Linear Algebra and Univariate Functions, Introduction to Informatics

The aim of the course is to provide students with a good knowledge of digital hardware, system engineering and computing, including descriptive and design methods, and the necessary theoretical and practical knowledge. During the studies students learn about the basics of Boolean algebra, the design of logical networks, components of microprocessor systems and the basics low level programming.

The purpose of logical design. The concept of combination and sequential logical networks. Boolean algebra axioms. The concept of logic functions. The concept of functional completeness. Designing combinational networks. Elemental combinational logic circuits. Minimalization procedures. The causes of race conditions in the combinational circuits, and the way they are eliminated. Two- and multi-level networks.

Categorization of sequential networks and description of their operation. Elemental sequential logical circuits. Presentation of synchronous and asynchronous networks. Minimizing the number of states. Equivalence and compatibility classes.

State encoding techniques. Definition of control functions. Analysis tasks.

Essential race conditions and critical race conditions of secondary variables. The way of eliminating these phenomena in sequential networks.

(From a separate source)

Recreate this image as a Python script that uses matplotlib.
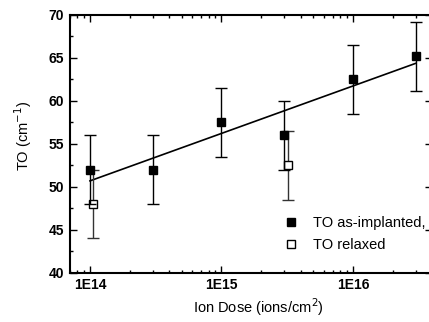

Structure and application of functional building blocks (counters, registers, comparators, decoders, multiplexers).

The general computer model, basic functions and concepts.

The structure, instruction set and application technology of microprocessors. Memory types and interfacing questions. Programmable devices and peripheral management principles, peripheral interface issues. Concepts, structure and programming in a hardware-related language. The assembly language, instruction set, addressing modes, practical tasks.

After the theoretical, methodological foundation, the subject gives a wide range of practical guidance to all of the covered areas, through the exemplary solution, involves the students in the practical application of the theoretical material. Each theoretical topic is followed by actual problem solving tasks.

During the study period: The student's academic progress is checked during the study period by a written midterm. Completing of the subject is possible if the student acquires at least a satisfactory result on the mid-term exam.

During the exam period: The semester ends with a written examination. Exam is written, with theoretical questions and exemplary problems as well. The condition for acquiring the credit points is the at least sufficient test result.

Before and after the exams we provide a consultation opportunity upon request.

Dr. Péter Arató: Logikai rendszerek tervezése, Tankönykiadó, 1984.

Dr. Horváth I., László Z.: Application Guide for Microprocessor, J5-1428

Dr. Szittya O., Dr. Hunwald Gy .: Logikai elemek adatgyűjteménye, J5-1042

Dr. E. Selényi, Z. Benesóczky: Digitális technika példatár, BME, 1991.